* _Data excerpt_
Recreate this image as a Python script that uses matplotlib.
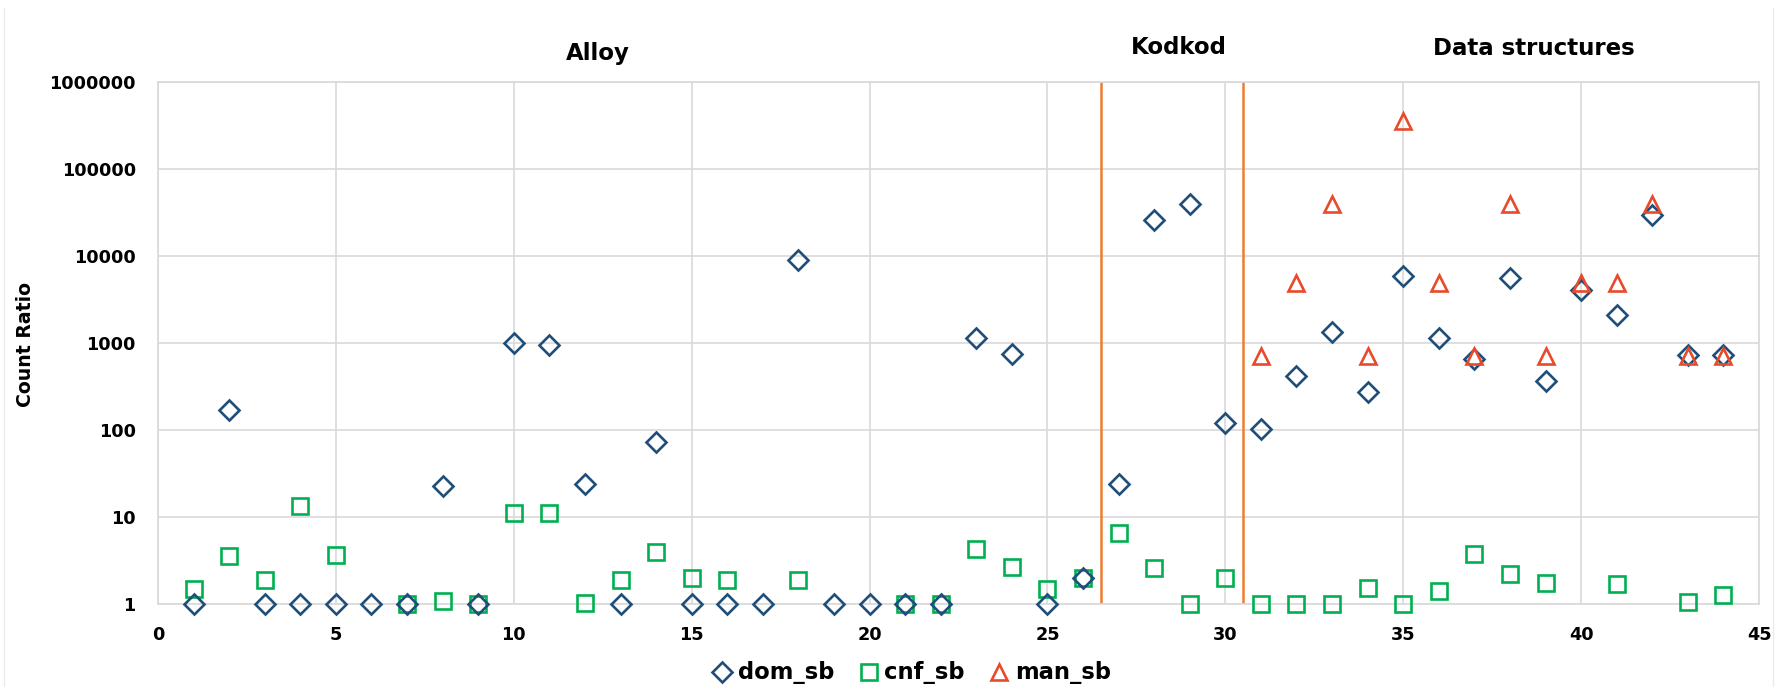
import matplotlib.pyplot as plt
from matplotlib.lines import Line2D
import numpy as np

nan = np.nan

# benchmark index 1..44
bench = list(range(1, 45))

dom_sb = [1, 170, 1, 1, 1, 1, 1, 23, 1, 1000,
          950, 24, 1, 72, 1, 1, 1, 9100, 1, 1,
          1, 1, 1150, 750, 1, 2, 24, 26000, 40000, 120,
          103, 420, 1340, 270, 5900, 1150, 650, 5650, 370, 4050,
          2100, 29500, 720, 720]

cnf_sb = [1.47, 3.6, 1.9, 13.4, 3.65, nan, 1, 1.07, 1, 11.2,
          11.2, 1.03, 1.9, 4.0, 2.0, 1.9, nan, 1.9, nan, nan,
          1, 1, 4.3, 2.68, 1.5, 2.0, 6.6, 2.57, 1, 2.0,
          1, 1, 1, 1.54, 1, 1.41, 3.8, 2.21, 1.74, nan,
          1.71, nan, 1.06, 1.26]

man_sb = [nan] * 30 + [710, 4900, 40000, 710, 356000, 4900, 710, 40000, 710, 4900,
                       4900, 40000, 710, 710]

separators = [26.5, 30.5]
groups = ['Alloy', 'Kodkod', 'Data structures']
group_x = [12.36, 28.69, 38.66]
group_base_px = [60, 54, 55]   # baseline, pixels from top of figure

c_dom = '#1F4E79'
c_cnf = '#00B050'
c_man = '#E84A2C'
c_sep = '#ED7D31'
c_grid = '#D9D9D9'

W, H = 1784, 687
plt.rcParams['font.family'] = ['DejaVu Sans']
plt.rcParams['font.weight'] = 'bold'

fig = plt.figure(figsize=(W / 100, H / 100), dpi=100)
ax = fig.add_axes([158 / W, 1 - 604 / H, (1759 - 158) / W, (604 - 82) / H])

ax.set_yscale('log')
ax.set_xlim(0, 45)
ax.set_ylim(1, 1e6)

ax.vlines(separators, 1, 1e6, color=c_sep, lw=1.8, zorder=2)

mk = dict(linestyle='none', mfc='none', mew=1.9, clip_on=False)
ax.plot(bench, dom_sb, marker='D', ms=10, mec=c_dom, zorder=4, **mk)
ax.plot(bench, cnf_sb, marker='s', ms=11.5, mec=c_cnf, zorder=3, **mk)
ax.plot(bench, man_sb, marker='^', ms=12, mec=c_man, zorder=5, **mk)

ax.set_xticks(range(0, 46, 5))
ax.set_yticks([10 ** k for k in range(7)])
ax.set_yticklabels([str(10 ** k) for k in range(7)])
ax.minorticks_off()
ax.tick_params(length=0, labelsize=12.7, pad=16, labelcolor='black')
for lab in ax.get_xticklabels() + ax.get_yticklabels():
    lab.set_fontweight('bold')

ax.grid(True, color=c_grid, lw=1.2, zorder=0)
ax.set_axisbelow(True)
for s in ax.spines.values():
    s.set_color(c_grid)
    s.set_linewidth(1.2)

fig.text(26 / W, 1 - 345 / H, 'Count Ratio', rotation=90, ha='center', va='center',
         fontsize=13.6, fontweight='bold')

for name, gx, gb in zip(groups, group_x, group_base_px):
    fig.text((158 + gx * (1759 - 158) / 45) / W, 1 - gb / H, name,
             ha='center', va='baseline', fontsize=16.5, fontweight='bold')

# faint chart-area border
fig.add_artist(Line2D([4 / W, 4 / W], [0, 1 - 8 / H], color='#EBEBEB', lw=1))
fig.add_artist(Line2D([1773 / W, 1773 / W], [0, 1 - 8 / H], color='#EBEBEB', lw=1))

handles = [
    Line2D([], [], marker='D', ms=10, mec=c_dom, **mk),
    Line2D([], [], marker='s', ms=11.5, mec=c_cnf, **mk),
    Line2D([], [], marker='^', ms=12, mec=c_man, **mk),
]
fig.legend(handles, ['dom_sb', 'cnf_sb', 'man_sb'], loc='center',
           bbox_to_anchor=(912 / W, 1 - 673 / H), ncol=3, frameon=False,
           handlelength=0.8, handletextpad=0.3, columnspacing=1.1,
           prop={'weight': 'bold', 'size': 16.3})

fig.savefig('out.png', dpi=100)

* _Written exercise_
Up to and including the line with "group_base_px = [60, 54, 55]", copy the data above from its first line. Skip pictures.

* _Complete response_
Recreate this image as a Python script that uses matplotlib.
import matplotlib.pyplot as plt
from matplotlib.lines import Line2D
import numpy as np

nan = np.nan

# benchmark index 1..44
bench = list(range(1, 45))

dom_sb = [1, 170, 1, 1, 1, 1, 1, 23, 1, 1000,
          950, 24, 1, 72, 1, 1, 1, 9100, 1, 1,
          1, 1, 1150, 750, 1, 2, 24, 26000, 40000, 120,
          103, 420, 1340, 270, 5900, 1150, 650, 5650, 370, 4050,
          2100, 29500, 720, 720]

cnf_sb = [1.47, 3.6, 1.9, 13.4, 3.65, nan, 1, 1.07, 1, 11.2,
          11.2, 1.03, 1.9, 4.0, 2.0, 1.9, nan, 1.9, nan, nan,
          1, 1, 4.3, 2.68, 1.5, 2.0, 6.6, 2.57, 1, 2.0,
          1, 1, 1, 1.54, 1, 1.41, 3.8, 2.21, 1.74, nan,
          1.71, nan, 1.06, 1.26]

man_sb = [nan] * 30 + [710, 4900, 40000, 710, 356000, 4900, 710, 40000, 710, 4900,
                       4900, 40000, 710, 710]

separators = [26.5, 30.5]
groups = ['Alloy', 'Kodkod', 'Data structures']
group_x = [12.36, 28.69, 38.66]
group_base_px = [60, 54, 55]   # baseline, pixels from top of figure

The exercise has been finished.